--- start Information supplied ---

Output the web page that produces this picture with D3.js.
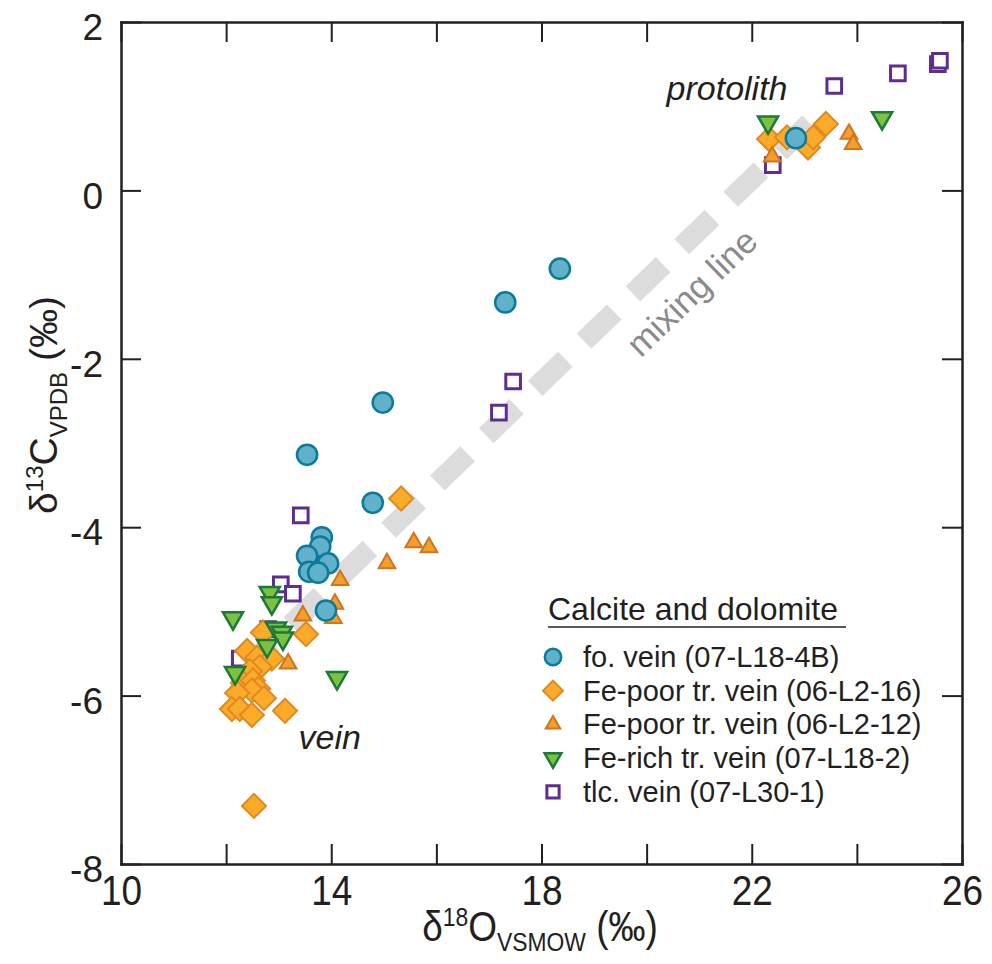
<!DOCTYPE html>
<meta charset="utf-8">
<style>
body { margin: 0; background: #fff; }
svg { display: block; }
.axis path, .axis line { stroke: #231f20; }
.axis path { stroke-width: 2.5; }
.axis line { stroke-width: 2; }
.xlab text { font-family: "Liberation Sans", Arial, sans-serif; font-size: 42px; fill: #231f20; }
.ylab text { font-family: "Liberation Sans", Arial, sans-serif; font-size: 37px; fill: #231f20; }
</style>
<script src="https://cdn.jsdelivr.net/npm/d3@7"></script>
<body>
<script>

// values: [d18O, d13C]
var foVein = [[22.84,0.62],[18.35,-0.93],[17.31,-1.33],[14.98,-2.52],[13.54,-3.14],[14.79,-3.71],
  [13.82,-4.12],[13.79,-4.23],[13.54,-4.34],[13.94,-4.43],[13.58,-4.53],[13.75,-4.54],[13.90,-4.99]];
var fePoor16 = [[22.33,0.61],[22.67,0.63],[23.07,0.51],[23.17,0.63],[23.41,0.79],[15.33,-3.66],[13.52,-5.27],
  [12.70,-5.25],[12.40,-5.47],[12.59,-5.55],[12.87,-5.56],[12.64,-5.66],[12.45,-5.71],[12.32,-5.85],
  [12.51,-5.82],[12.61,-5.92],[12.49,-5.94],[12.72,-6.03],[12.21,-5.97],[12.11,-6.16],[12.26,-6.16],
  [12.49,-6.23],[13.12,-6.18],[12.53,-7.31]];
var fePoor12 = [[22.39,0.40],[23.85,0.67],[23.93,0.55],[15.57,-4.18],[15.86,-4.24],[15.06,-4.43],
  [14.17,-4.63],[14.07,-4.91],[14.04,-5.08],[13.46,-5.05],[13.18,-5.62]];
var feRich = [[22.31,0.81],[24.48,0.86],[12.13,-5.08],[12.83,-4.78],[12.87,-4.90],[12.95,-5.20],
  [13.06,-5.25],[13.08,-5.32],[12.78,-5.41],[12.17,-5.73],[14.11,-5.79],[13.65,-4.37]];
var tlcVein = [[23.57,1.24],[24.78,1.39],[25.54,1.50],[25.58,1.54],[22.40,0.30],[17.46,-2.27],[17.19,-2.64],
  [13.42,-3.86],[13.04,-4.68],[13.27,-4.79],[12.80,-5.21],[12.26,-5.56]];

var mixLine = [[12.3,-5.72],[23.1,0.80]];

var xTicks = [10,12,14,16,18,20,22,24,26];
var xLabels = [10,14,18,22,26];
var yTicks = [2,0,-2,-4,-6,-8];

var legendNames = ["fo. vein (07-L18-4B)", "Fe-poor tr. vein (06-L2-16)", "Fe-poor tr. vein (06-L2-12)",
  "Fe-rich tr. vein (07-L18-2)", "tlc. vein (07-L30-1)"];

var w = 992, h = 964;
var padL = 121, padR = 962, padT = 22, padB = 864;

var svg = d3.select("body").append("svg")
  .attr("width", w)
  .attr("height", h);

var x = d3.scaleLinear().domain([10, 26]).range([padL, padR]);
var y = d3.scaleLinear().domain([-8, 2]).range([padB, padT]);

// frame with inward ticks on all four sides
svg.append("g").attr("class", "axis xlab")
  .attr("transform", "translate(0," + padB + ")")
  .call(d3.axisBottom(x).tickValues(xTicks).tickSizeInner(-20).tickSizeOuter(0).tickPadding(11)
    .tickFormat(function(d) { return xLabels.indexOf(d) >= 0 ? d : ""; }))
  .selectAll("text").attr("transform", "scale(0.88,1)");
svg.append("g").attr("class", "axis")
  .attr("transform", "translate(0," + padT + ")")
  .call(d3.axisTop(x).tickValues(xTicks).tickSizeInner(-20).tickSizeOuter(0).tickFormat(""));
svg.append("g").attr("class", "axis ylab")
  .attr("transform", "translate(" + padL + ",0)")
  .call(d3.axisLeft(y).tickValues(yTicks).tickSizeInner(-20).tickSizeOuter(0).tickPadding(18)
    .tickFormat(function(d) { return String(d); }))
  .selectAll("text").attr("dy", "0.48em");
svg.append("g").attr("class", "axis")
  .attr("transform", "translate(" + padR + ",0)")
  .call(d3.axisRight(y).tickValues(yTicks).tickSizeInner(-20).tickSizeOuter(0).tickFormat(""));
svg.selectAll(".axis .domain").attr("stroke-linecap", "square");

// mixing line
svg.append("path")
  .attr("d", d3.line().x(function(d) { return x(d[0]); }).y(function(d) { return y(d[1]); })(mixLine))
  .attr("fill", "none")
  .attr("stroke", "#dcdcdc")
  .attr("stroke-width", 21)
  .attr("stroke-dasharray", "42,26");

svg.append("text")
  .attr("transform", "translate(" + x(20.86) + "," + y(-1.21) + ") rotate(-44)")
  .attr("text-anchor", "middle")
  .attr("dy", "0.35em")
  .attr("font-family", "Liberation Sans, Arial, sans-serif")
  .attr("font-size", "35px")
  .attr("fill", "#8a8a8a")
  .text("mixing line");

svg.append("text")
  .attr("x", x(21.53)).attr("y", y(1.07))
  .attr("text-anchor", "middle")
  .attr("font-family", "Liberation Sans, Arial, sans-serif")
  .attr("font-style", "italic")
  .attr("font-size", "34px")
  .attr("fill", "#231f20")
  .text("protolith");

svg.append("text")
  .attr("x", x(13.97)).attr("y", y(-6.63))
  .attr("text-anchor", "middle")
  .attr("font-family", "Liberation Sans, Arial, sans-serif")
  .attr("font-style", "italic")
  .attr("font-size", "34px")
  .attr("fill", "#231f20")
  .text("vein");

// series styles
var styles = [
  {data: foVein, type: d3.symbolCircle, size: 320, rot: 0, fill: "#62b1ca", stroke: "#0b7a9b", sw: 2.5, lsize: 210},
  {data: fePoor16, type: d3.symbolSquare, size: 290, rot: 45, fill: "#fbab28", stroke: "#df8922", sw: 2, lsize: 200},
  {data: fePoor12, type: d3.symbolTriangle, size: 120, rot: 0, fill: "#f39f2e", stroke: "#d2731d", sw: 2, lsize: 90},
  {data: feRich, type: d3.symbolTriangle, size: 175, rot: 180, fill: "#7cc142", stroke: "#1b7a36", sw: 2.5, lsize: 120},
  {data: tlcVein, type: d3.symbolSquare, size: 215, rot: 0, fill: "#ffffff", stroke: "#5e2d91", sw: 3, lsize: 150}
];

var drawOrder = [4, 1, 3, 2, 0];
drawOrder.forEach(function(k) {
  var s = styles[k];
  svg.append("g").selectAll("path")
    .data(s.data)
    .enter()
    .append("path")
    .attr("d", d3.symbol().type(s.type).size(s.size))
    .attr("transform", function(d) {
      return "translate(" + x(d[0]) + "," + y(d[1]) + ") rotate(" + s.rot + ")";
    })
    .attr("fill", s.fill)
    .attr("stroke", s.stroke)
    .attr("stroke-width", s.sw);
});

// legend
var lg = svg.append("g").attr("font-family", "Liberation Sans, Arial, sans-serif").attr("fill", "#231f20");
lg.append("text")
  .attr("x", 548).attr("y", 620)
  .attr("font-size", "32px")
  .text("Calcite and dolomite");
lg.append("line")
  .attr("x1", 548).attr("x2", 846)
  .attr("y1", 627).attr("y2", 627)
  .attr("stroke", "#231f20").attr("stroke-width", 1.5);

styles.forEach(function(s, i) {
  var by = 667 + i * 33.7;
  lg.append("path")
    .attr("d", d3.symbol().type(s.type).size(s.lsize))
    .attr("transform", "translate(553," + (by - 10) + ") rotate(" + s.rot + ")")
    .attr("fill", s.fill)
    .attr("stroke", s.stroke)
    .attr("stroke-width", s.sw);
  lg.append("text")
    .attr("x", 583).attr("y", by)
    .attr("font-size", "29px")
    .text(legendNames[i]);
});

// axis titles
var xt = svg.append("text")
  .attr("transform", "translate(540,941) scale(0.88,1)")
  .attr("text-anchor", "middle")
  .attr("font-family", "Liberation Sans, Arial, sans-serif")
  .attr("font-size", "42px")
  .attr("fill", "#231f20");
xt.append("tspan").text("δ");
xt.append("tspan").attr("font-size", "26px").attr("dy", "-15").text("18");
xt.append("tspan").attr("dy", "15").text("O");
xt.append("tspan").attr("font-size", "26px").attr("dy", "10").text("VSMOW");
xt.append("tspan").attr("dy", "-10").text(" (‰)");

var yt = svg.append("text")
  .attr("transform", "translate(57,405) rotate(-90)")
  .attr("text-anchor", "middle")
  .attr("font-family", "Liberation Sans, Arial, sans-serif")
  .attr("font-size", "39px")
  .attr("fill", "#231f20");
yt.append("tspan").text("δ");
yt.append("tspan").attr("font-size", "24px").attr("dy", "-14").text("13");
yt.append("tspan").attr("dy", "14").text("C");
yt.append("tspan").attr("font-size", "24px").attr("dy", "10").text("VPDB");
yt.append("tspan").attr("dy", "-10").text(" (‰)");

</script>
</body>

--- end Information supplied ---
--- start Information supplied ---

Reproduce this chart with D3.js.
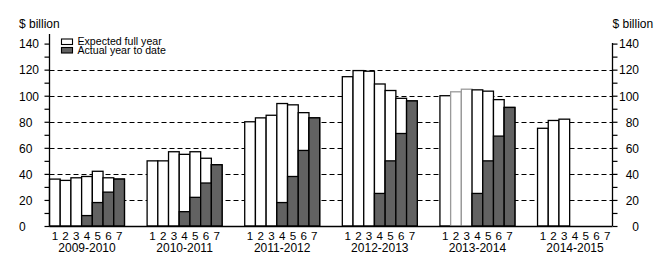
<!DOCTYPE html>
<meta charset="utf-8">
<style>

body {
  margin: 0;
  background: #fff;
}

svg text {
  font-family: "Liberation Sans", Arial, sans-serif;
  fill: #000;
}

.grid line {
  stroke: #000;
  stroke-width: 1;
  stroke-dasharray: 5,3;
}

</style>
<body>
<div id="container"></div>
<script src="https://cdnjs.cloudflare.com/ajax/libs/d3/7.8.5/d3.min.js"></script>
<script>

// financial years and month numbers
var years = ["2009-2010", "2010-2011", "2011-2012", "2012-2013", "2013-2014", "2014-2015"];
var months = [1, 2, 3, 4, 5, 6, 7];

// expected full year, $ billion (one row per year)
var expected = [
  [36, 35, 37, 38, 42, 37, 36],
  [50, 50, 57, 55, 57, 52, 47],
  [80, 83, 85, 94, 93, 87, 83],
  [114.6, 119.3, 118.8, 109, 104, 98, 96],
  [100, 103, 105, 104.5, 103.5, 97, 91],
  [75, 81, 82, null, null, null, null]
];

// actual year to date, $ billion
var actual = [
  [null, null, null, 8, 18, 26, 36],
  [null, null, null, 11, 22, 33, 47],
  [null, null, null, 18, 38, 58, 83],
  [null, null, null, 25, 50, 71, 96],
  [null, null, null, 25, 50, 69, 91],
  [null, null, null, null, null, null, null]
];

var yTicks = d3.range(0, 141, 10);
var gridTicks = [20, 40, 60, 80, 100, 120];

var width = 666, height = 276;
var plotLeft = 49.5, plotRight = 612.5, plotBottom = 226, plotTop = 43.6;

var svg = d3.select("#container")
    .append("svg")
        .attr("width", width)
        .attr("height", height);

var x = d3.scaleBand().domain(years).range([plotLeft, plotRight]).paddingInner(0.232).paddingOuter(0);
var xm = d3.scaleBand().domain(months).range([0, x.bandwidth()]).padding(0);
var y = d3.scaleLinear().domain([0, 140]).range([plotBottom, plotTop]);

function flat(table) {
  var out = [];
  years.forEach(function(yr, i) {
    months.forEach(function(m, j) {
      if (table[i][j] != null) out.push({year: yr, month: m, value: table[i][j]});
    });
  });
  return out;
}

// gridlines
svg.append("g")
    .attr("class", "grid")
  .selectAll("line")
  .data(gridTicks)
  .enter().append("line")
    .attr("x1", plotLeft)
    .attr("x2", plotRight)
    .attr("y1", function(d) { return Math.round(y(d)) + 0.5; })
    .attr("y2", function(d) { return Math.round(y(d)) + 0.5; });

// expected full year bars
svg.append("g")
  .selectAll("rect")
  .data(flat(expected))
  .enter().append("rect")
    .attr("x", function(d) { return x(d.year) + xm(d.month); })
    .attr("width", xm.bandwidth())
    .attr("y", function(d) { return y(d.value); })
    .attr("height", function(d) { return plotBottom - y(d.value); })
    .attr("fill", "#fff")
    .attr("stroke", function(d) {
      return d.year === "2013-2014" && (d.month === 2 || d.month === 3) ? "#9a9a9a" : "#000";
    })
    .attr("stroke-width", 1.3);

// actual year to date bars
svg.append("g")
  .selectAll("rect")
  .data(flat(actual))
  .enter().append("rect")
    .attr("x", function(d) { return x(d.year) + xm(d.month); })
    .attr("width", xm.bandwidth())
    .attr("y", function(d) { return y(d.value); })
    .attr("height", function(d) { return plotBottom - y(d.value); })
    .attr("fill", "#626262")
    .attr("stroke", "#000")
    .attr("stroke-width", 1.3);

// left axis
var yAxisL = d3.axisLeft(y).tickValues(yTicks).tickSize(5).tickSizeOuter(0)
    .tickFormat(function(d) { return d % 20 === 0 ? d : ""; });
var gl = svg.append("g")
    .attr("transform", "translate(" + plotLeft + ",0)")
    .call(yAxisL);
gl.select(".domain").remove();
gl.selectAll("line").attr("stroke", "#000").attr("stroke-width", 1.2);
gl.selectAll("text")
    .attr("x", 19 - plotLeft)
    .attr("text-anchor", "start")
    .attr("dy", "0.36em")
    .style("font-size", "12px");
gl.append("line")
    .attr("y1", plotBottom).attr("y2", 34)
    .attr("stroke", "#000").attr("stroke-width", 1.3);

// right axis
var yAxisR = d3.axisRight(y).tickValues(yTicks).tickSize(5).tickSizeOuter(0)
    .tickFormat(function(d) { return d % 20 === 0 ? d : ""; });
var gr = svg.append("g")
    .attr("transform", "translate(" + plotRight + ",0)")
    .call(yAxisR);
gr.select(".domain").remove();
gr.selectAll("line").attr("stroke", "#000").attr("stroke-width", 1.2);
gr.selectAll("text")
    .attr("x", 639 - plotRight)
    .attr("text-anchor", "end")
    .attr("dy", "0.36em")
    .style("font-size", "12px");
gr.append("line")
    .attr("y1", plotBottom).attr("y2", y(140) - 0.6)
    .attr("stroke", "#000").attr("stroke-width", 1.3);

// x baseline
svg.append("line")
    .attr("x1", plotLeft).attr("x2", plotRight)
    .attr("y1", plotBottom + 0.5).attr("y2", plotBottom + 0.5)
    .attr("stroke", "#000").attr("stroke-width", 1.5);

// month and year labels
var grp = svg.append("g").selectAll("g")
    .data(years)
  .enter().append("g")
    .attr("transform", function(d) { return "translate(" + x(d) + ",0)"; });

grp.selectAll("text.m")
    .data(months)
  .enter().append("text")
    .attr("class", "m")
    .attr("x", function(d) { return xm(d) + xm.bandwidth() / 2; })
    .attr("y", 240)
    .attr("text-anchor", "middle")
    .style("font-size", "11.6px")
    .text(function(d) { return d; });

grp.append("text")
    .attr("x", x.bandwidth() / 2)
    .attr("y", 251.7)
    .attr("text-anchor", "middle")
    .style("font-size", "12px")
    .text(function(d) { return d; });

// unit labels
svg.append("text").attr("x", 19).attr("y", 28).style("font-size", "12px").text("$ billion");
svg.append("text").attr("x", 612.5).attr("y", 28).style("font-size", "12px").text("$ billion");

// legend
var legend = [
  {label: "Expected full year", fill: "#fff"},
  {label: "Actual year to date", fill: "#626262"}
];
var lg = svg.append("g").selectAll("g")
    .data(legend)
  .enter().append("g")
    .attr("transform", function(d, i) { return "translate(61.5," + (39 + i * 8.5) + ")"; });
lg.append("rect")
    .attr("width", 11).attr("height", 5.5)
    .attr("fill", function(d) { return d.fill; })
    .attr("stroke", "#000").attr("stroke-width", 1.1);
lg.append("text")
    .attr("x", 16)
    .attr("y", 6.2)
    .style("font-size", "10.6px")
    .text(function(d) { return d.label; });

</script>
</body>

--- end Information supplied ---
--- start Information supplied ---

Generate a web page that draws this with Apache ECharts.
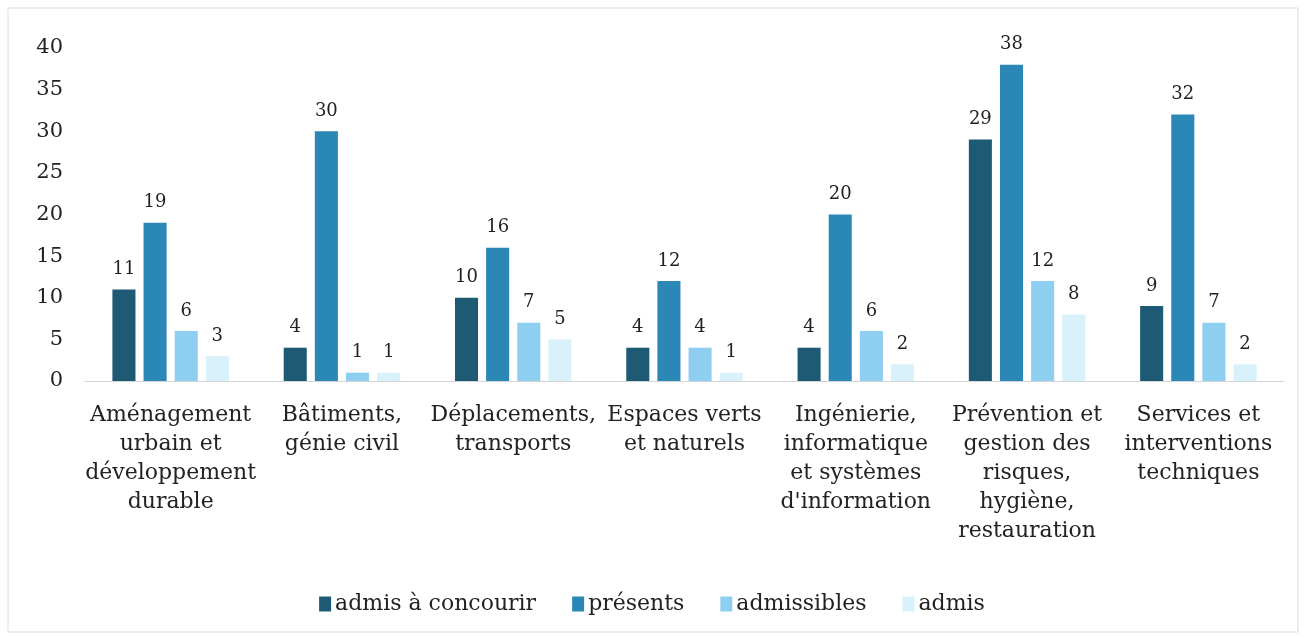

--- end Information supplied ---

Task prompt :: Using the entries above, extract exactly the lines from the one that contains "Output the web" through the one that contains "var y = d3.scaleLinear().domain([-8, 2]).range([padB, padT]);". Do not carry over any pictures.

Exercise solution ::
Output the web page that produces this picture with D3.js.
<!DOCTYPE html>
<meta charset="utf-8">
<style>
body { margin: 0; background: #fff; }
svg { display: block; }
.axis path, .axis line { stroke: #231f20; }
.axis path { stroke-width: 2.5; }
.axis line { stroke-width: 2; }
.xlab text { font-family: "Liberation Sans", Arial, sans-serif; font-size: 42px; fill: #231f20; }
.ylab text { font-family: "Liberation Sans", Arial, sans-serif; font-size: 37px; fill: #231f20; }
</style>
<script src="https://cdn.jsdelivr.net/npm/d3@7"></script>
<body>
<script>

// values: [d18O, d13C]
var foVein = [[22.84,0.62],[18.35,-0.93],[17.31,-1.33],[14.98,-2.52],[13.54,-3.14],[14.79,-3.71],
  [13.82,-4.12],[13.79,-4.23],[13.54,-4.34],[13.94,-4.43],[13.58,-4.53],[13.75,-4.54],[13.90,-4.99]];
var fePoor16 = [[22.33,0.61],[22.67,0.63],[23.07,0.51],[23.17,0.63],[23.41,0.79],[15.33,-3.66],[13.52,-5.27],
  [12.70,-5.25],[12.40,-5.47],[12.59,-5.55],[12.87,-5.56],[12.64,-5.66],[12.45,-5.71],[12.32,-5.85],
  [12.51,-5.82],[12.61,-5.92],[12.49,-5.94],[12.72,-6.03],[12.21,-5.97],[12.11,-6.16],[12.26,-6.16],
  [12.49,-6.23],[13.12,-6.18],[12.53,-7.31]];
var fePoor12 = [[22.39,0.40],[23.85,0.67],[23.93,0.55],[15.57,-4.18],[15.86,-4.24],[15.06,-4.43],
  [14.17,-4.63],[14.07,-4.91],[14.04,-5.08],[13.46,-5.05],[13.18,-5.62]];
var feRich = [[22.31,0.81],[24.48,0.86],[12.13,-5.08],[12.83,-4.78],[12.87,-4.90],[12.95,-5.20],
  [13.06,-5.25],[13.08,-5.32],[12.78,-5.41],[12.17,-5.73],[14.11,-5.79],[13.65,-4.37]];
var tlcVein = [[23.57,1.24],[24.78,1.39],[25.54,1.50],[25.58,1.54],[22.40,0.30],[17.46,-2.27],[17.19,-2.64],
  [13.42,-3.86],[13.04,-4.68],[13.27,-4.79],[12.80,-5.21],[12.26,-5.56]];

var mixLine = [[12.3,-5.72],[23.1,0.80]];

var xTicks = [10,12,14,16,18,20,22,24,26];
var xLabels = [10,14,18,22,26];
var yTicks = [2,0,-2,-4,-6,-8];

var legendNames = ["fo. vein (07-L18-4B)", "Fe-poor tr. vein (06-L2-16)", "Fe-poor tr. vein (06-L2-12)",
  "Fe-rich tr. vein (07-L18-2)", "tlc. vein (07-L30-1)"];

var w = 992, h = 964;
var padL = 121, padR = 962, padT = 22, padB = 864;

var svg = d3.select("body").append("svg")
  .attr("width", w)
  .attr("height", h);

var x = d3.scaleLinear().domain([10, 26]).range([padL, padR]);
var y = d3.scaleLinear().domain([-8, 2]).range([padB, padT]);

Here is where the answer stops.